Pero, volviendo a los primeros tiempos de la Iglesia. Antes de que tuviéramos familias cristianas, era bien real y poco metafórico aquello de que "el que no es capaz de dejar padre, madre, hermanos, hijos, campos, no es digno de ser mi discípulo". Tenían que estar dispuestos a dejar todo en serio. De allí que los cristianos debieron reunirse entre ellos, y la Iglesia constituirse en la nueva familia de los exiliados de la propia, encontrando en esa nueva comunidad los padres, hermanos y hermanas que habían perdido al seguir a Cristo, más la protección social y económica que la gran familia proveía a todos, en lazos de verdadera fraternidad. El ciento por uno. Decirse 'hermanos' , en esa época, entre los cristianos, no era un mero título, como a veces entre nosotros, con mucho saludo de paz y mucha sonrisa y mucha comunión, lamentablemente tantas veces puro rito vacío.
Es verdad que, hoy, formar parte de la familia de Jesús, de aquellos que hacen la voluntad de Dios, no siempre significa tener que dejar la familia de sangre -salvo en el caso de vocaciones monacales excepcionales, o si la familia realmente a uno no lo acepta como cristiano, o tiene una conducta que hace imposible la convivencia o sociedad con ella-. ¡Y qué maravilla cuando en una familia verdaderamente cristiana coinciden la fraternidad de apellido y la fraternidad cristiana!
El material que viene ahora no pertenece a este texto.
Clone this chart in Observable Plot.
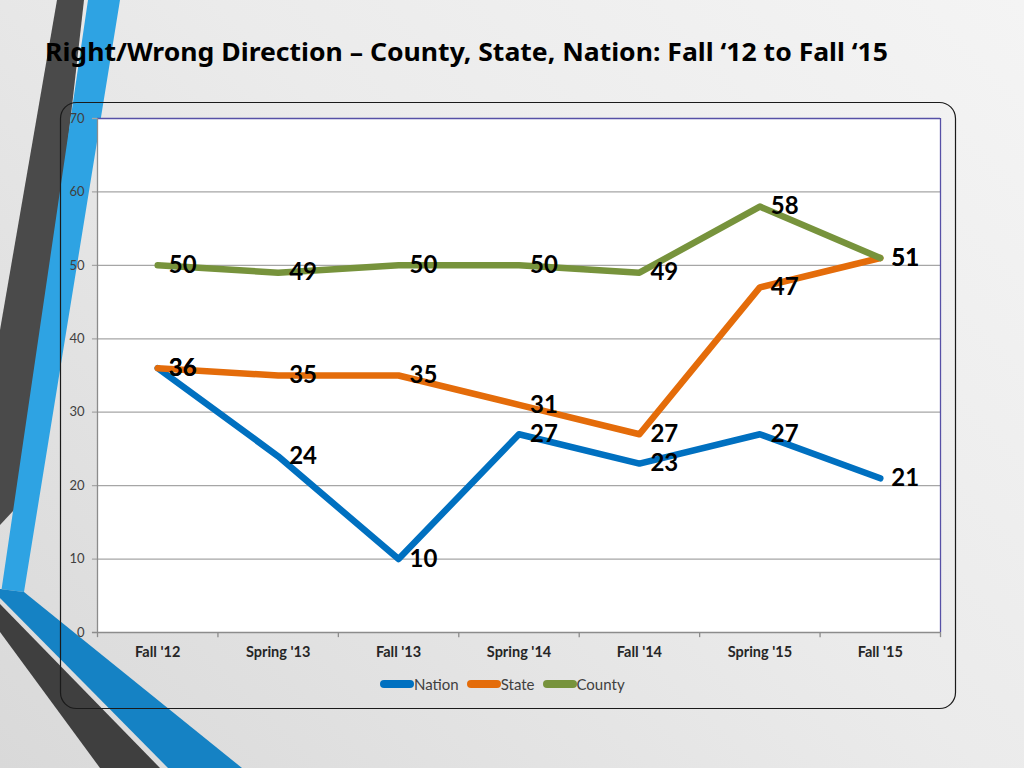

Algo así como Jesús con su madre, que lo era al doble título de ser su madre biológica y al mismo tiempo de ser la primera en hacer plenamente la voluntad de Dios: "hágase en mi según tu palabra".
Pero, cuando los lazos familiares tienden a debilitarse, como en la sociedad moderna, o cuando comienzan nuestras amistades, vínculos y relaciones sociales a ser causa de flojedad en nuestras costumbres, y aún verdaderas complicidades en actitudes y usanzas poco cristianas, tanto en las diversiones como en los espectáculos, tanto en la vida económica y política como en la en la vida social, a veces en la aceptación de situaciones irregulares y hasta depravadas, a veces en la dejadez frente al avance del error y la pudrición moral, a veces simplemente cuando en nuestras reuniones campean la frivolidad y la maledicencia, cuando los que nos rodean han perdido la vergüenza y el honor, cuando poca ayuda podemos encontrar en los nuestros para avanzar por el camino de la santidad, cuando nos damos cuenta de que ciertos conocidos que admitimos entre nosotros solo pueden dar malos ejemplos a nuestros hijos, cuando los vínculos puramente humanos debilitan nuestra fe y nos crean un entorno de ligereza en los hábitos y enfriamiento en la virtud; entonces, es más necesario que nunca que, sin dejar de lado nuestras afinidades naturales, nos nucleemos los cristianos en amistades serias, busquemos amigos sanos de espíritu, compañeros transparentes, socios honorables, relaciones de acuerdo al evangelio, que no dejemos solos a los buenos, y que tratemos de juntarnos todos en la gran familia de Cristo, la de los que quieren cumplir la voluntad de Dios, sus verdaderos hermanos, hermanas y madres.